2057 - The mentor’s disciples

N. Lygeros
Translated from the Greek by Athena Kehagias

Through the teacher-student pair, there is an effective means for inventing the concept of the mentor.
And that’s the main reason for the existence of studies on this issue.
The problem, which is not presented as a problem, is the student and not the teacher.
Even if there is a compromising solution regarding the selection of the characteristics of the teacher, the pedagogical researches don’t touch upon the student’s personality for political reasons.
They prefer to assume that any person may be a student both by nature and by definition.
To order to clarify this context, we must make use of the pair Teacher-Student.
This pair, which is institutionalized, allowes us to determine the meaning of the disciple through the student.
Many assume that each person may be a student, but not necessarily a disciple.
In actual fact, the student’s characteristic is merely institutional.
And this means that anyone can become a student as long as the universities become adaptive to it.
Whereas a disciple, as a characteristic, it’s not accessible to all.
Together with the characteristics of the mentor, we always have the characteristics of the disciples, without this meaning that they must be, or are the same.
Both the mentor, and the disciple as well, don’t obtain a substance without the other component.
We should stop having a divided and analytical approach towards those two elements, as it’s not the ontological context which is of interest to us, but the teleological one.
Even the terminology of the bipolar asymmetric dynamics of the system is insufficient, if we don’t reinvent the system holistically.
It’s not enough to assume that the teacher is the complementary element of the student, because that in itself implies that we are aware of the system, even though we don’t study it.
The teacher-student pair acts as a dynamic relationship which evolves through time, but it’s out of balance, in order to obtain the characteristics of the polycomplexity and of polymorphy through diversity, as highlighted by Prigogine.
But even though this dynamic context exists, we don’t try to comprehend it, and we merely pass it on.
It does not offer anything substantial even if there are numerous programs for mentors and none for disciples.
The geometry of the space of both the mentor and disciple is what forms the dynamic field of the complex.
The attractor doesn’t obtain a dynamic meaning without a body.
He remains geometry.

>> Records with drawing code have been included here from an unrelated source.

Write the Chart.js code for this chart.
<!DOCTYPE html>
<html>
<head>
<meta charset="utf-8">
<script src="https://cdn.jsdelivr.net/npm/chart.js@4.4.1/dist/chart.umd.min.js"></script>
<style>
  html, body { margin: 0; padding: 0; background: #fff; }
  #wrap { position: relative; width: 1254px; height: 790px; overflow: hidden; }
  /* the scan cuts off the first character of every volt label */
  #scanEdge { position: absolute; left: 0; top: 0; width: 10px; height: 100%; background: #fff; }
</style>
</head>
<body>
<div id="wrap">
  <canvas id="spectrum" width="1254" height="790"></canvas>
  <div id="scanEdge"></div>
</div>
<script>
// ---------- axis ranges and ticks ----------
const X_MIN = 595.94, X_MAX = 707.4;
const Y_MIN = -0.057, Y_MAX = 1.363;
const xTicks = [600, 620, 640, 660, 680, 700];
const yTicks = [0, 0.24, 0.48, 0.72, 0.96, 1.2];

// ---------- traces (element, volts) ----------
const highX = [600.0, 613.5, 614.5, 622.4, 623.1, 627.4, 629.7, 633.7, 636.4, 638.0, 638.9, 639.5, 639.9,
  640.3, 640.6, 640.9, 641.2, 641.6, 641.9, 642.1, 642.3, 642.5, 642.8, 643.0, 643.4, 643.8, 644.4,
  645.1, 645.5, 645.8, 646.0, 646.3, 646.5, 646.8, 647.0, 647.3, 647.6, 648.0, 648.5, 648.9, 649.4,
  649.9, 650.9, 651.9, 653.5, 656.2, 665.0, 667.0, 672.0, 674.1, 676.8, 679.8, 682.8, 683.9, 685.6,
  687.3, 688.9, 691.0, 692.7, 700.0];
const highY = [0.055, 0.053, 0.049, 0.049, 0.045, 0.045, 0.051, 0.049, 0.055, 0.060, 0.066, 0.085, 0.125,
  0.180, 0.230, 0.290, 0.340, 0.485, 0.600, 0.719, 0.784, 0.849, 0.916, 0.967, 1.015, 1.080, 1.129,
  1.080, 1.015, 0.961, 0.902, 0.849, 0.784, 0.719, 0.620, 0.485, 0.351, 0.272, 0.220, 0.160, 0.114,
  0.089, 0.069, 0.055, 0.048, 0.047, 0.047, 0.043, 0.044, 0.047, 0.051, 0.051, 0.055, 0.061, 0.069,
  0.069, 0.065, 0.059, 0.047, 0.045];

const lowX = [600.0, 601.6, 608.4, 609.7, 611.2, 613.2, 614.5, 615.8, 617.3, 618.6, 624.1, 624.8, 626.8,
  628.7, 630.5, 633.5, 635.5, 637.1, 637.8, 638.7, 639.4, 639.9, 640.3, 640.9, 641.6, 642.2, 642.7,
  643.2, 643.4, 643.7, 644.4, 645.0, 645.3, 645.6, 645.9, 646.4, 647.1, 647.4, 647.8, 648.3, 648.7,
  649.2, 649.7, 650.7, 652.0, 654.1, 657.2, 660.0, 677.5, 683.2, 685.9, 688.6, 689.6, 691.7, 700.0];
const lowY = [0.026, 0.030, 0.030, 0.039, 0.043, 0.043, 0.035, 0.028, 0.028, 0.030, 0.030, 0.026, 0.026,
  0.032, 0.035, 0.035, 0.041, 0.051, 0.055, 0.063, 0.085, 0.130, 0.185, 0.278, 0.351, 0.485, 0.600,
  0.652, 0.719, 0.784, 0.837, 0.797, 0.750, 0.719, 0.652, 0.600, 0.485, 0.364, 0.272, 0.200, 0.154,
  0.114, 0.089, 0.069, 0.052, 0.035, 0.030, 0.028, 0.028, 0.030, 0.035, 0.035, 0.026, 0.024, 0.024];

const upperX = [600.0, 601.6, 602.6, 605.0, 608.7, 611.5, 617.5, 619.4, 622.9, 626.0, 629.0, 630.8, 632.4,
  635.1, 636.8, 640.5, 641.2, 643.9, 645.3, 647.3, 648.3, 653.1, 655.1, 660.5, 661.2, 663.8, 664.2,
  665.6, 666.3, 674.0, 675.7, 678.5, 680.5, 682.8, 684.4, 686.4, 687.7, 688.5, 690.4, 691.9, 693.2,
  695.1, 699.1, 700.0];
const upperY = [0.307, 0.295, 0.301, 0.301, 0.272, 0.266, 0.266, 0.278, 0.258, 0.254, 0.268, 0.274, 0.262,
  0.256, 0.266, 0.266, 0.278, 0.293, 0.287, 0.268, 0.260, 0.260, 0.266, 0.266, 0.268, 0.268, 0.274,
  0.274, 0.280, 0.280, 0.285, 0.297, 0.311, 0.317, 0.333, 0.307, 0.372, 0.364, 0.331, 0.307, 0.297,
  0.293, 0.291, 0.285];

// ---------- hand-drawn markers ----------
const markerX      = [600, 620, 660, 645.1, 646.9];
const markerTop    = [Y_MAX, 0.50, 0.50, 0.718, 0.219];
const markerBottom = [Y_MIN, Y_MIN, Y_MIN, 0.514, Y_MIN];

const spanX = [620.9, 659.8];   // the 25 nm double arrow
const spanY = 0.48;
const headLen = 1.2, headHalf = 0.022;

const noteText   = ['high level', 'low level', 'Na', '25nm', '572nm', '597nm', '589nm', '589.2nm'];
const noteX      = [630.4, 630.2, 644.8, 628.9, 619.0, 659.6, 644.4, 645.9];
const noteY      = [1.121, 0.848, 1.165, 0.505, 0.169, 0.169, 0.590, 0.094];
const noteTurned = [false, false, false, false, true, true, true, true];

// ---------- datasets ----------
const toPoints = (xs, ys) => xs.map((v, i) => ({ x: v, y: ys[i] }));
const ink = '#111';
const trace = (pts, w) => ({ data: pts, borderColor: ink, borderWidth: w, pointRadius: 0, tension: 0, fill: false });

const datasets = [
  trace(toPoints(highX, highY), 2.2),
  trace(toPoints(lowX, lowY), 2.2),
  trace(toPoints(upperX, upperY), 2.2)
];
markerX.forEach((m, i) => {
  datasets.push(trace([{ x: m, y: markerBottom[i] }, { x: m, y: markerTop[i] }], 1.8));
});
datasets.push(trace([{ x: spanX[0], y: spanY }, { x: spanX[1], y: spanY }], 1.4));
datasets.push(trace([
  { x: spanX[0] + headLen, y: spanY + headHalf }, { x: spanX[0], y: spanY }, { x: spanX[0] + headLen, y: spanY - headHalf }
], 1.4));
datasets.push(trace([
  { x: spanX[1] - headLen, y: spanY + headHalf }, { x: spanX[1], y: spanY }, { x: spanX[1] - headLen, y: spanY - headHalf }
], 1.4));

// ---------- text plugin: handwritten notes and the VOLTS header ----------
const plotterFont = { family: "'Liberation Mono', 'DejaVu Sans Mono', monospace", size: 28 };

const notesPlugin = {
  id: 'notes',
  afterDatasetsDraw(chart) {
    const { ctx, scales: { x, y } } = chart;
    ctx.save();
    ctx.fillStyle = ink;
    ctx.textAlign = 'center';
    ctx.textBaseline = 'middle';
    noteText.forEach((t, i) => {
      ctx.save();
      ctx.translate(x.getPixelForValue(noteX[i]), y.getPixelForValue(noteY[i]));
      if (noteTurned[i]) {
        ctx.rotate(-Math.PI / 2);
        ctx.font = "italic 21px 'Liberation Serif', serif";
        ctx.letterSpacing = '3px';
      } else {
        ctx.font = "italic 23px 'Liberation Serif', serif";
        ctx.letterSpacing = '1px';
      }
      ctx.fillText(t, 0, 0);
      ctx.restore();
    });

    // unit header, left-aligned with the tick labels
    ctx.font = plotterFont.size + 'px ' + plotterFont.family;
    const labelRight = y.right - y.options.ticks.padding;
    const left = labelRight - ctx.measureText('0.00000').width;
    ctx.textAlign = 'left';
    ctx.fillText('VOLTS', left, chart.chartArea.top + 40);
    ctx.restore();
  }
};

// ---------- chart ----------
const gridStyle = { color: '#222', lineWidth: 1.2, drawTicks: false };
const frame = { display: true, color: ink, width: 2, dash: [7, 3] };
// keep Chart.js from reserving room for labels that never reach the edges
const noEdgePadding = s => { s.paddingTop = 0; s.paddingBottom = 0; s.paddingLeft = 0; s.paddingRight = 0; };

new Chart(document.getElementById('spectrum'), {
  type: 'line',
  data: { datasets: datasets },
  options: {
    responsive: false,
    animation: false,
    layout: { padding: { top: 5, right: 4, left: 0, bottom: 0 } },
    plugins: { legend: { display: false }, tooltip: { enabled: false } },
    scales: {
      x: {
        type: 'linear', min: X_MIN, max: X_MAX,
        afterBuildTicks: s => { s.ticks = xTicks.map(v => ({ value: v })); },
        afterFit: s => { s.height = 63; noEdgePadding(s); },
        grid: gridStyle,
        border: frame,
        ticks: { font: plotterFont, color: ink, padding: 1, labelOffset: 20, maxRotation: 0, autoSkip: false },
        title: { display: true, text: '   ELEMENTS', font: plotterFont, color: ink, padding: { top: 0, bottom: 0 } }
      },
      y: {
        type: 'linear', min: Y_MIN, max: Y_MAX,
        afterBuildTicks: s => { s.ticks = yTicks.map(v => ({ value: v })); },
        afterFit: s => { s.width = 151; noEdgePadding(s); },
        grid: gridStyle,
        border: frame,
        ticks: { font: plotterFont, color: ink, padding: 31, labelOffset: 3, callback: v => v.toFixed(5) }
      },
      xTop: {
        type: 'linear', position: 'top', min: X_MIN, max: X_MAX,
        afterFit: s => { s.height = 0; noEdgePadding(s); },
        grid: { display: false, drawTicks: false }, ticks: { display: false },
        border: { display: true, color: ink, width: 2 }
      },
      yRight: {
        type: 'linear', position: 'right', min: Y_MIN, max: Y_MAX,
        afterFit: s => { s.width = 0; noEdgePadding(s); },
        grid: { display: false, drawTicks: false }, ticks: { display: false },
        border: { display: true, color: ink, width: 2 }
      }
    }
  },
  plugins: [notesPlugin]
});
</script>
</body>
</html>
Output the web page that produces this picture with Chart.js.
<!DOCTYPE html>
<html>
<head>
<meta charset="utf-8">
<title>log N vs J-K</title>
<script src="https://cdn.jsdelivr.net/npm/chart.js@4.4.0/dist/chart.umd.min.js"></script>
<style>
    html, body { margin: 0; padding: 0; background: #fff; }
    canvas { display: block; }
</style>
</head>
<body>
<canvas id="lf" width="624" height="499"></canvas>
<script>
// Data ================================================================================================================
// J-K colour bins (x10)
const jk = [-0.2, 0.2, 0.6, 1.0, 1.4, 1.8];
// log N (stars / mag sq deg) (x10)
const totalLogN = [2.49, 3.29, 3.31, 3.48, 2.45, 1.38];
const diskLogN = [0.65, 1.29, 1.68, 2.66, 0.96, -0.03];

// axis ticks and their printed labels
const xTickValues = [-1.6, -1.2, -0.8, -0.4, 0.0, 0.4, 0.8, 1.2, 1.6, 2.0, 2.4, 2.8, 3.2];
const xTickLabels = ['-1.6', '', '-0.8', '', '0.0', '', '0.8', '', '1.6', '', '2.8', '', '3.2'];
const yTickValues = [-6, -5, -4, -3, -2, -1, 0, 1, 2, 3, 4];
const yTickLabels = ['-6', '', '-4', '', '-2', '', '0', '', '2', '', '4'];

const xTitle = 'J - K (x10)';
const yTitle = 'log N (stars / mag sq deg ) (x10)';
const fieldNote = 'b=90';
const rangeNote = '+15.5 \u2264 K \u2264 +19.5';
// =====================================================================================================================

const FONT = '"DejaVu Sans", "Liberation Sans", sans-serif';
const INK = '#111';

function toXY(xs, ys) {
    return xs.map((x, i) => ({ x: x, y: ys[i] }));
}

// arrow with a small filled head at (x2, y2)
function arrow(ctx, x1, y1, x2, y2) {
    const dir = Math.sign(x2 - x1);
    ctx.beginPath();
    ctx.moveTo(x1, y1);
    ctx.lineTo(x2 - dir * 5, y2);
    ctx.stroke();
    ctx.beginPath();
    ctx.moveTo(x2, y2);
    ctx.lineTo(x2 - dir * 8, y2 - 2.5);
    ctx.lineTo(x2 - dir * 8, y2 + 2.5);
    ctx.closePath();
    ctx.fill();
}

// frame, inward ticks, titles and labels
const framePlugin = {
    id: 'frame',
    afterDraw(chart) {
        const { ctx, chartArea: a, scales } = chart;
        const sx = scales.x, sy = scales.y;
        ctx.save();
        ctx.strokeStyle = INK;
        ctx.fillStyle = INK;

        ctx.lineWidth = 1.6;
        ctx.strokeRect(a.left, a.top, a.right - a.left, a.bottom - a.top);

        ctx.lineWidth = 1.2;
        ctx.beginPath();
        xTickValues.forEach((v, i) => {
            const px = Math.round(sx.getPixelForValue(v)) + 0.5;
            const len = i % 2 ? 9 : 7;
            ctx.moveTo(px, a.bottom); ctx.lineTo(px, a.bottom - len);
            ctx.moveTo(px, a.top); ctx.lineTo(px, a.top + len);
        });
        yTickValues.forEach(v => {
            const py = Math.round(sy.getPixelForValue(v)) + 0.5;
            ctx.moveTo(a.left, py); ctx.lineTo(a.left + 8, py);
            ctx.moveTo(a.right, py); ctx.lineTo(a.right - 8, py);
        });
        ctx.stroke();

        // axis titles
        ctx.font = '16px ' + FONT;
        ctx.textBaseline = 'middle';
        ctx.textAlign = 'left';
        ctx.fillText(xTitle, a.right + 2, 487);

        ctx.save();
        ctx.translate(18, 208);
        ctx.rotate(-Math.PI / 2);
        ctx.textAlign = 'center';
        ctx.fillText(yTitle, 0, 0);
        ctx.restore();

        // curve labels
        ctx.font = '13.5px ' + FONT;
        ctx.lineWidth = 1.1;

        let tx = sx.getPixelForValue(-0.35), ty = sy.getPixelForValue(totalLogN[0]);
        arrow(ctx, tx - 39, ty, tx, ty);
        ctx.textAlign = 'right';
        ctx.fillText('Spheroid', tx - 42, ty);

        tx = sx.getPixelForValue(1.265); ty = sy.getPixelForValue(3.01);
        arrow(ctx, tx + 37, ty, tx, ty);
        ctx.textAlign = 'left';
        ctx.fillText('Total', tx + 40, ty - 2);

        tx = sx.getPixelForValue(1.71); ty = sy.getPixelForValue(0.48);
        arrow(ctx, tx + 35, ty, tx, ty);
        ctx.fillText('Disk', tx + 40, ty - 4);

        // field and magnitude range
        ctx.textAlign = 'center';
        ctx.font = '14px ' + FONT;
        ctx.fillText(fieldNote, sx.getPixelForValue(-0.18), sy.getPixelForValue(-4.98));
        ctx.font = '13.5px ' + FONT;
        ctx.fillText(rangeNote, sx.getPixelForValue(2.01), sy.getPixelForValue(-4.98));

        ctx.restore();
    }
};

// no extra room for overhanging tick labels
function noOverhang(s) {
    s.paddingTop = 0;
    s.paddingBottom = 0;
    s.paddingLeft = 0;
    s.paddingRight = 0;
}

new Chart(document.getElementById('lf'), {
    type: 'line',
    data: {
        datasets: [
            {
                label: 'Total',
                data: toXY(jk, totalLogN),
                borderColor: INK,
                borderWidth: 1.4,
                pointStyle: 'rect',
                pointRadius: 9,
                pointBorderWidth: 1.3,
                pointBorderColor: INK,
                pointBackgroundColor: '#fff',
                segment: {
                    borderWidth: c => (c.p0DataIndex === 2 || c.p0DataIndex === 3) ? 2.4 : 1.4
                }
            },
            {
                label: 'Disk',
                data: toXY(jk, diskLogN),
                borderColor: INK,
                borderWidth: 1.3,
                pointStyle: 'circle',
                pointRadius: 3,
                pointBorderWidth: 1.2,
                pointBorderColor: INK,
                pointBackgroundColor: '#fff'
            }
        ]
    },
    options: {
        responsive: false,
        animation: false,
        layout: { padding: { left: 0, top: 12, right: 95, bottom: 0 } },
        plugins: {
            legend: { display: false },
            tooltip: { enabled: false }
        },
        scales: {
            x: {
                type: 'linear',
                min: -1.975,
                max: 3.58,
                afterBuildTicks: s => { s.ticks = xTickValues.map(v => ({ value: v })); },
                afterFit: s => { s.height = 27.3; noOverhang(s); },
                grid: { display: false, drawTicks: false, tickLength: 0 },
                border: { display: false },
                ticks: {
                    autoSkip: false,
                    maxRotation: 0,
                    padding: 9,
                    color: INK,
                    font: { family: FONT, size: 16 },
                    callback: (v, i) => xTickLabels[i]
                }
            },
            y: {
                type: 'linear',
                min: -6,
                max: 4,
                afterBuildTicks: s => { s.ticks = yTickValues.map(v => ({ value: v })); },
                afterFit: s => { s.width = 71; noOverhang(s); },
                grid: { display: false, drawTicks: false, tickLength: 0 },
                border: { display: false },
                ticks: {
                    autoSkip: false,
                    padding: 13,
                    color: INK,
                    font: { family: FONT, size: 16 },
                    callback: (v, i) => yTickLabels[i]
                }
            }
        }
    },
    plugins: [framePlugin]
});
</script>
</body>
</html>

In other words, he is potentially the being of the task. But without a task, the being can not prove the existence of characteristics.
The same is applicable to the body which isn’t within an attraction tank.
We are not merely dealing with a unit of two elements, but with a group which obtains a structure.
The structure consists of its geometry and its dynamics.
The elements on their own, even those with particular characteristics, are not sufficient in giving a total information about the group.
In other words, their isolation degrades the group.
The whole problem is not the mentor, or even the disciple, but the structure of the group of the complex.
The action is necessary because the elements are connected teleologically.
Consequently, let’s approach holistically the disciples of the mentor.